Own Your Own Availability: Zero Downtime During the AWS Outage

The East Coast is still reeling from a powerful storm that swept through the region on Friday, but the storm’s effects reverberated beyond the devastation in the Mid-Atlantic. On Friday, a lighting storm partially knocked out one of Amazon’s AWS availability zones in Virginia — and companies all over the globe felt the pinch. Netflix, Instagram, Pinterest and many other cloud-based companies that are built on AWS were down for significant periods of time or had sporadic availability issues.

The fact is that the downtime these companies — and their customers — experienced didn’t need to occur. And the blame shouldn’t be placed on the infrastructure that Amazon provides, nor is it an indicator that the public cloud is any less reliable than any other IT infrastructure.

The reaction to the AWS outage is a reminder that thousands of businesses and millions of users are consuming public cloud services based on AWS. As service providers that are running on that AWS infrastructure, we all have the responsibility to make the appropriate level of investment in our software and operations to ensure an acceptable level of reliability for our customers.

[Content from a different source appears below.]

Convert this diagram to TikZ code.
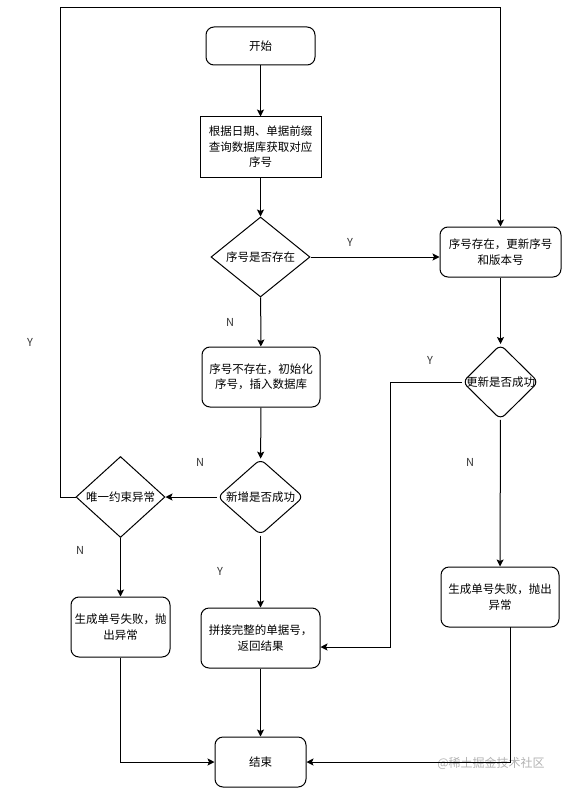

Build It, and They Will Come. Build it Right, and They Will Stay



So, you’ve found the cloud application of your dreams.  It does everything you ever thought you could want and ten things you didn’t know you wanted but now can’t imagine living without.  It took less than 13 seconds to fully configure, and after rolling it out you found that several users had placed pictures of your IT team on their desk next to pictures of their kids and spouses. You feel pretty good about your purchase.

Then it happens…

At 3:30 ET your helpdesk starts lighting up. Your cloud app is serving error pages intermittently and 20 minutes later, the app goes down completely. Users are asking you for answers, the vendor’s support page is silent and after sitting on hold for 20 minutes, a tech tells you that they hope to have more information soon. Eight hours later, you get a form email telling you that the service is partially up, but your users’ data won’t be available for another 8 hours.